When does a project translate into success?  

  • The ROI – the measure of the financial success of consulting services provided by us – is 3 – 10 times higher than our fee.
  • Savings: a significant reduction in costs forms part and parcel of the success. 
  • The role of the customer: SCHOBER puts customers in a position to take their own decisions.
  • Our team: SCHOBER involves the customer's staff from an early stage. The successful project outcome is the team’s success.
  • Implementation: the project is not merely a "success" on paper – it is put into practice and remains a sustainable and measurable success.

Our success (and hence our highest goal) is when our customers have no hesitation in recommending SCHOBER to others.   


Projects succeed because we live up to our values. 

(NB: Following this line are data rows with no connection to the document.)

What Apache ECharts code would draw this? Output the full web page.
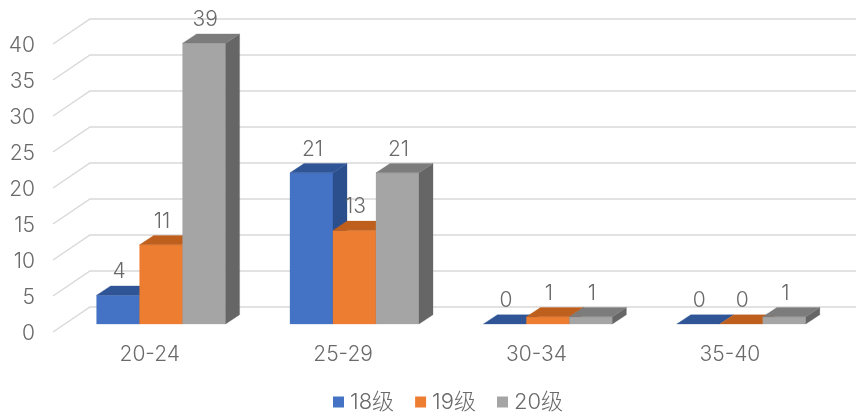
<!DOCTYPE html>
<html><head><meta charset="utf-8">
<style>html,body{margin:0;padding:0;background:#fff}#c{width:856px;height:417px;filter:blur(0.45px)}</style>
<script src="https://cdn.jsdelivr.net/npm/echarts@6/dist/echarts.min.js"></script>
</head><body><div id="c"></div>
<script>
const categories = ['20-24','25-29','30-34','35-40'];
const seriesNames = ['18级','19级','20级'];
const values18 = [4,21,0,0];
const values19 = [11,13,1,0];
const values20 = [39,21,1,1];
const gridTicks = [0,5,10,15,20,25,30,35,40];
const faces = [
  {front:'#4472C4', top:'#2F5597', side:'#2B4E8C'},
  {front:'#ED7D31', top:'#BE5F1E', side:'#A9541A'},
  {front:'#A5A5A5', top:'#7C7C7C', side:'#666666'}
];
const FONT = 'Inter,"Noto Sans CJK SC",sans-serif';
const WEIGHT = 300;
const SIZE = 21;
const TEXT = '#6A6A6A';
const BAR_W = 43, DEPTH_X = 14, DEPTH_Y = 9.3, LIFT = 8, GROUP_SHIFT = 11.4;
const WALL_X = 37, WALL_Y = 25;

function barSeries(name, vals, i){
  return {
    type:'custom', name, coordinateSystem:'cartesian2d', silent:true,
    itemStyle:{color:faces[i].front},
    encode:{x:0,y:1},
    data: vals.map((v,k)=>[k,v]),
    renderItem(params, api){
      const c = faces[i];
      const v = api.value(1);
      const p = api.coord([api.value(0), v]);
      const base = api.coord([api.value(0), 0])[1] - LIFT;
      const top = p[1] - LIFT;
      const x0 = p[0] + GROUP_SHIFT + (i-1.5)*BAR_W, x1 = x0 + BAR_W;
      const poly = (pts, fill) => ({type:'polygon', z2:i*10, shape:{points:pts}, style:{fill, stroke:fill, lineWidth:0.3}});
      const kids = [];
      if (base - top > 0) {
        kids.push(poly([[x0,top],[x1,top],[x1,base],[x0,base]], c.front));
        kids.push(poly([[x1,top],[x1+DEPTH_X,top-DEPTH_Y],[x1+DEPTH_X,base-DEPTH_Y],[x1,base]], c.side));
      }
      kids.push(poly([[x0,top],[x0+DEPTH_X,top-DEPTH_Y],[x1+DEPTH_X,top-DEPTH_Y],[x1,top]], c.top));
      kids.push({type:'text', z2:100, style:{
        text:String(v), x:(x0+x1)/2+1, y:top-DEPTH_Y-14, align:'center', verticalAlign:'middle',
        font:WEIGHT+' '+SIZE+'px '+FONT, fill:TEXT}});
      return {type:'group', children:kids};
    }
  };
}
const gridSeries = {
  type:'custom', coordinateSystem:'cartesian2d', silent:true, z:1,
  encode:{y:0}, data:gridTicks.map(v=>[v]),
  renderItem(params, api){
    const y = api.coord([0, api.value(0)])[1];
    const cs = params.coordSys;
    return {type:'polyline', shape:{points:[[cs.x,y],[cs.x+WALL_X,y-WALL_Y],[cs.x+cs.width+WALL_X,y-WALL_Y]]},
      style:{stroke:'#D9D9D9', lineWidth:1.5, fill:null}};
  }
};
const chart = echarts.init(document.getElementById('c'), null, {renderer:'canvas'});
chart.setOption({
  animation:false, backgroundColor:'#fff',
  grid:{left:53, top:44, width:773.6, height:288},
  legend:{left:333, top:391, padding:0, icon:'rect', itemWidth:11, itemHeight:11, itemGap:21, selectedMode:false,
    data:seriesNames, textStyle:{fontFamily:FONT, fontWeight:WEIGHT, fontSize:22, color:TEXT, padding:[0,0,0,1]}},
  xAxis:{type:'category', data:categories, axisLine:{show:false}, axisTick:{show:false}, splitLine:{show:false},
    axisLabel:{margin:12, fontFamily:FONT, fontWeight:WEIGHT, fontSize:SIZE, color:TEXT}},
  yAxis:{type:'value', min:0, max:40, interval:5, axisLine:{show:false}, axisTick:{show:false}, splitLine:{show:false},
    axisLabel:{margin:18, fontFamily:FONT, fontWeight:WEIGHT, fontSize:SIZE, color:TEXT, verticalAlign:'top', lineHeight:4}},
  series:[gridSeries, barSeries(seriesNames[0],values18,0), barSeries(seriesNames[1],values19,1), barSeries(seriesNames[2],values20,2)]
});
</script></body></html>
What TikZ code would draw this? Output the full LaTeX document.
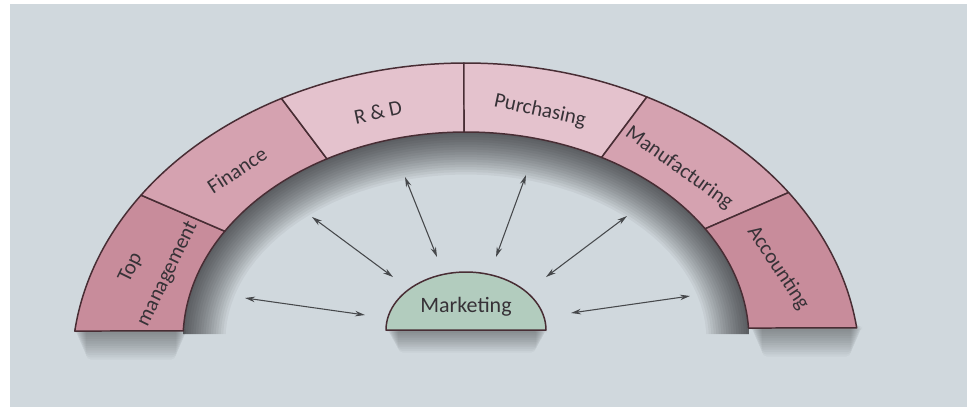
\documentclass[tikz,border=0pt]{standalone}
\usepackage{fontspec}
\setmainfont{Carlito}
\usetikzlibrary{arrows.meta}
\definecolor{bgc}{RGB}{208,216,221}
\definecolor{pinkA}{RGB}{200,140,155}
\definecolor{pinkB}{RGB}{213,162,176}
\definecolor{pinkC}{RGB}{228,194,205}
\definecolor{edgec}{RGB}{72,45,52}
\definecolor{txtc}{RGB}{55,50,55}
\definecolor{mktc}{RGB}{178,204,190}
\definecolor{arrc}{RGB}{70,72,75}
\newcommand{\archseg}[5]{\filldraw[#5] plot[domain=#1:#2,samples=30] ({466+394*cos(\x)},{367-304*sin(\x)}) -- plot[domain=#3:#4,samples=30] ({466+283*cos(\x)},{340-208*sin(\x)}) -- cycle;}
\begin{document}
\begin{tikzpicture}[x=0.02cm,y=-0.02cm,
  archpart/.style={draw=edgec,line width=0.85pt,line join=round},
  lbl/.style={text=txtc,font=\fontsize{12}{15}\selectfont,inner sep=0pt},
  twoway/.style={draw=arrc,line width=0.6pt,{Stealth[length=0.2cm,width=0.11cm]}-{Stealth[length=0.2cm,width=0.11cm]}}]
\useasboundingbox (0,0) rectangle (967,407);
\fill[bgc] (0,0) rectangle (967,407);
\fill[white] (0,0) rectangle (10,407);
\fill[white] (0,0) rectangle (967,4);
% inner shadow of the arch
\begin{scope}
\clip plot[domain=0:180,samples=60] ({466+283*cos(\x)},{334-202*sin(\x)}) -- cycle;
\foreach \w in {1.7,1.6,...,0.1}
  \draw[black,opacity=0.042,line width=\w cm] plot[domain=-10:190,samples=60] ({466+283*cos(\x)},{340-208*sin(\x)});
\end{scope}
% shadows below the arch ends and the dome
\foreach \k in {1,...,12}{
  \fill[black,opacity=0.03,rounded corners=0.1cm] (74+\k,328) rectangle (188-\k,332+2.3*\k);
  \fill[black,opacity=0.03,rounded corners=0.1cm] (750+\k,325) rectangle (863-\k,329+2.3*\k);
  \fill[black,opacity=0.03,rounded corners=0.1cm] (386+\k,328) rectangle (548-\k,331+1.8*\k);
}
% arch segments
\archseg{173.2}{145.57}{148.47}{177.5}{archpart,fill=pinkA}
\archseg{145.57}{117.93}{119.43}{148.47}{archpart,fill=pinkB}
\archseg{117.93}{90.3}{90.4}{119.43}{archpart,fill=pinkC}
\archseg{90.3}{62.67}{61.37}{90.4}{archpart,fill=pinkC}
\archseg{62.67}{35.03}{32.33}{61.37}{archpart,fill=pinkB}
\archseg{35.03}{7.4}{3.3}{32.33}{archpart,fill=pinkA}
% marketing dome
\filldraw[archpart,fill=mktc] plot[domain=180:0,samples=50] ({466+80*cos(\x)},{330-58*sin(\x)}) -- cycle;
% labels
\node[lbl,rotate=64] (tm) at (131,268) {Top};
\node[lbl,rotate=64] (tm2) at (168,274) {management};
\node[lbl,rotate=33] (fin) at (237,170) {Finance};
\node[lbl,rotate=12] (rd) at (378,112) {R \& D};
\node[lbl,rotate=-12] (pur) at (540,111) {Purchasing};
\node[lbl,rotate=-35.5] (man) at (679,168) {Manufacturing};
\node[lbl,rotate=-56.5] (acc) at (778,268) {Accounting};
\node[lbl,font=\fontsize{12.5}{15}\selectfont] (mkt) at (466,307) {Marketing};
% arrow ends
\coordinate (a1) at (245,298); \coordinate (b1) at (365,315);
\coordinate (a2) at (312,217); \coordinate (b2) at (393,277);
\coordinate (a3) at (405,177); \coordinate (b3) at (437,257);
\coordinate (a4) at (526,175); \coordinate (b4) at (496,257);
\coordinate (a5) at (627,216); \coordinate (b5) at (546,277);
\coordinate (a6) at (690,296); \coordinate (b6) at (571,313);
\foreach \i in {1,...,6} \draw[twoway] (a\i) -- (b\i);
\end{tikzpicture}
\end{document}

  • Honesty: We demonstrate it towards our customers, for example in the way in which we assess actual results and deadlines or in the way we disclose bad news.  Honesty to yourself means acknowledging what you can and cannot do.
  • Modesty: We neither think we know everything or pretend to do so.  The success of a project is the success achieved by the team together with the customer's staff who are involved.
  • Hard work: Many of our customers – especially small and medium-sized businesses – feel that our fees are very high, at least until they recognise the ROI achieved in the end. And yet – irrespective of the result – we work hard and transparently at achieving the goals and in meeting deadlines. With outstanding commitment.
  • Respect: Courtesy is the first sign of this. We respect people irrespective of their status and position and reject all forms of discrimination – whatever the basis. Our aim is not “just” to advise – we work together with you and your employees. As a partner.

 


SCHOBER Logistikberater und Logistikplaner in München, Bayern, Deutschland und Europa

"And nothing boosts trust in people more than when words harmonise with deeds. It is the easiest way to gain credibility – and that is difficult enough: To say what you are doing and to do what you are saying".